Mr Brown considers how opportunity, choice and variety can have a positive impact on children.
A Google search of quotes about ‘opportunity’ brings up the usual mix of cheesy motivational pleasantries. But, for me, one in particular stands out. It is by an American comedian called Milton Berle who said ‘If opportunity doesn’t knock, build a door.’
I have been thinking about this recently as this week I had cause to count the number of clubs we offer to children each week. I was surprised to find out that it is 46! This is embarrassing as it is my job to co-ordinate clubs so this fact I really should have known. Three years ago that number stood at 28, and I guess I must have lost count of the number of new clubs we have added in recent times. These comprise a mixture of during and after school clubs, and it has been brilliant to see so many new clubs such as Bridge, Zumba, Streetdance, Magic and Judo become established over the last couple of years. When I was growing up, after school clubs were non-existent. Even today, in the local primary school that my daughters attend, there are eight clubs to choose from throughout the week and many of them are very expensive. An after school Science Club, for example, comes in at £100 per term.

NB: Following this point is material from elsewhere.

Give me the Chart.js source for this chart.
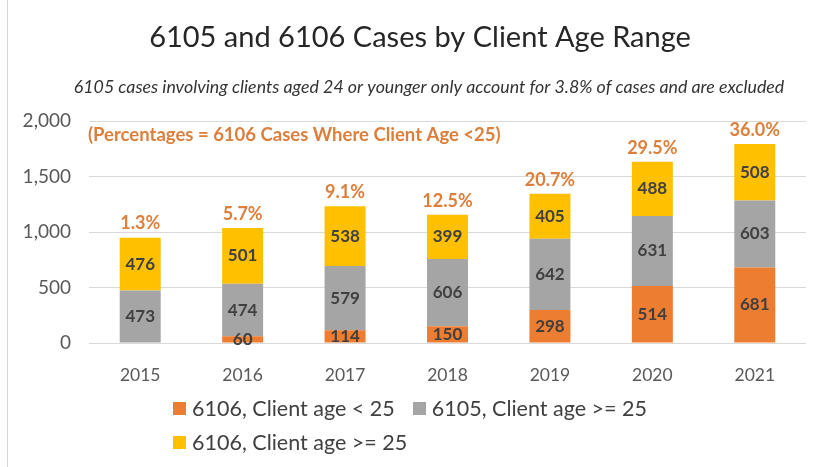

It isn’t just after-school clubs where schools can try to provide as many different opportunities as possible; the curriculum should have a major part to play in this as well. I remember as a teenager, I developed a keen interest in economics and politics. Neither of these were available to me at GCSE, A-Level or as a club. School was not a happy place for me and I often wonder if it had been different had a wider range of opportunities been presented to me. It’s one reason why I am so thankful to have found teaching, (if you catch me around school I will happily tell you how I ended up in this career completely by accident!). I get to follow my passion every day, and it is the resulting motivation that drives all of us here at Greenfield to provide a wide range of opportunities to ensure Greenfield pupils can do the same.
An anecdote Mrs Steenekamp shared with me at lunchtime demonstrates this perfectly. She mentioned that in her Art Carousel lesson, a lesson that includes elements of theatre set design, fashion design, art appreciation, sculpture and lots more, Year 2 were making puppets for which they have written a story and designed a set to enable them to curate their own puppet theatre show. Mrs Steenekamp explained that many children who are naturally more academic really struggled with the sewing element of making the puppets while many of those who sometimes find academic work harder to get to grips with really thrived and took to it like a duck to water. It is these opportunities that remind children like this that we all have different talents and instances such as this prove so valuable in nurturing confident and happy children. Whether a Greenfield child loves debating, cooking, languages, gymnastics, drama, dance, design, construction, singing, debating, playing the ukulele or immersing themselves in numbers or the English language, there is something for everyone in the Greenfield curriculum.
We are proud of the doors we build at Greenfield, both during the school day, and after it finishes, and I hope that Greenfield pupils continue to knock on any of them that happens to attract their interest.